Manulife Sees Indonesia Stocks Reaching Record Amid Higher Oil
(Bloomberg) -- Indonesian stocks are poised to rally to a record partly because higher crude prices are likely to lift the value of commodities ranging from coal to palm oil, according to Manulife Financial Corp.
While Indonesia is a net importer of oil, its exports of raw materials tend to rally in tandem with the commodity, said Katarina Setiawan, a strategist at the firm’s local unit, which manages the equivalent of $4.78 billion. The Jakarta Composite Index should rally to as high as 7,100 this year, she said, a gain of 11 percent from Thursday’s close.

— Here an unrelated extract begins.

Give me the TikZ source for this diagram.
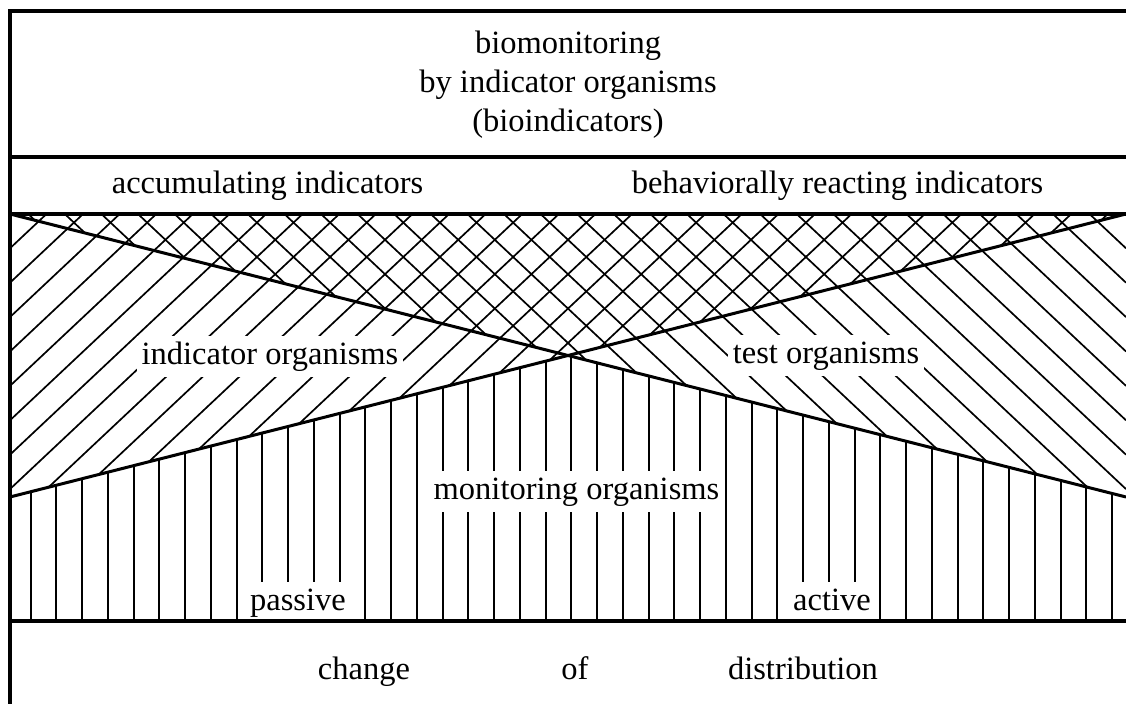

“Historically, a high oil price has been able to lift prices of other commodities and push the economy to grow faster,” Setiawan said during the firm’s market outlook presentation on Thursday. “In the past, the growth rate exceeded 6 percent when oil prices averaged $115 to $120 per barrel for the year.”
Oil has soared this year on fears of supply disruptions from Venezuela to Iran and as OPEC countries curbed output. West Texas Intermediate crude is up more than 35 percent this year to about $62 per barrel.

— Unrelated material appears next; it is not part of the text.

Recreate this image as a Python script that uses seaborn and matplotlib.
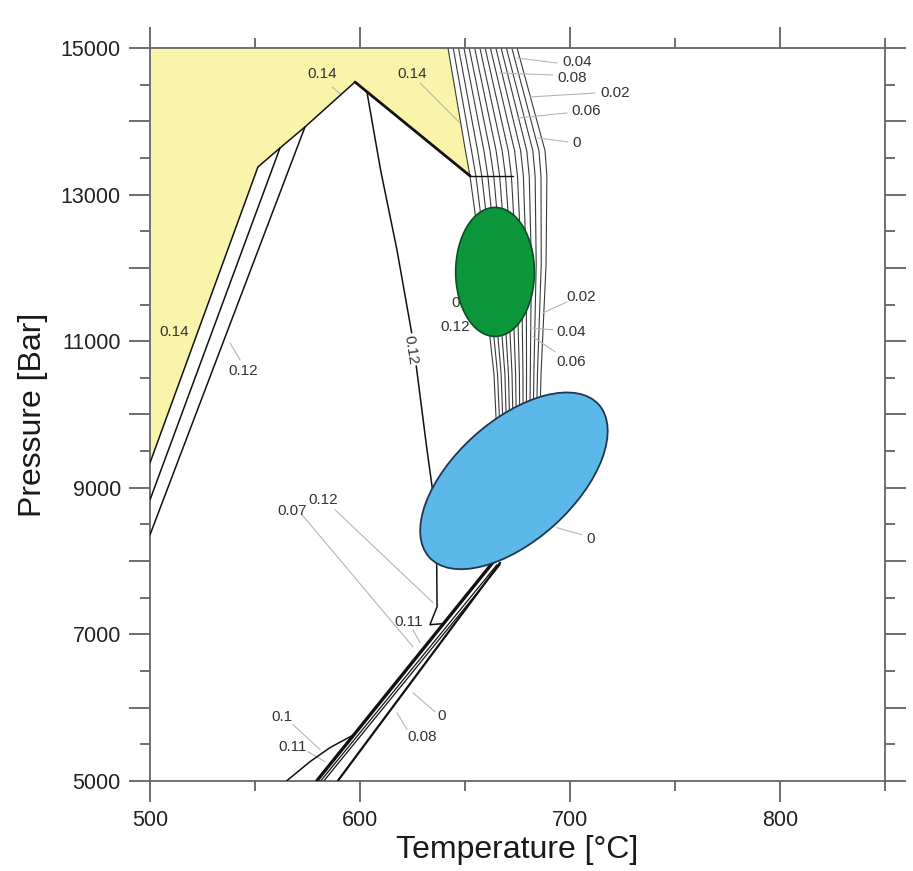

Setiawan expects investor sentiment will improve after May 22, when the official results of last month’s presidential election are due to be announced. President Joko Widodo, who has been leading the tally against his rival Prabowo Subianto, is expected to continue economic reforms that include measures to boost exports, attract foreign direct investments and improve the competitiveness of the nation’s workforce.
Manulife favors Indonesian stocks over bonds, partly due to lower foreign ownership of the country’s equities relative to sovereign notes. The key beneficiaries of future government policies would be the automotive sector, banks, property firms, cement makers and metal producers, Setiawan said.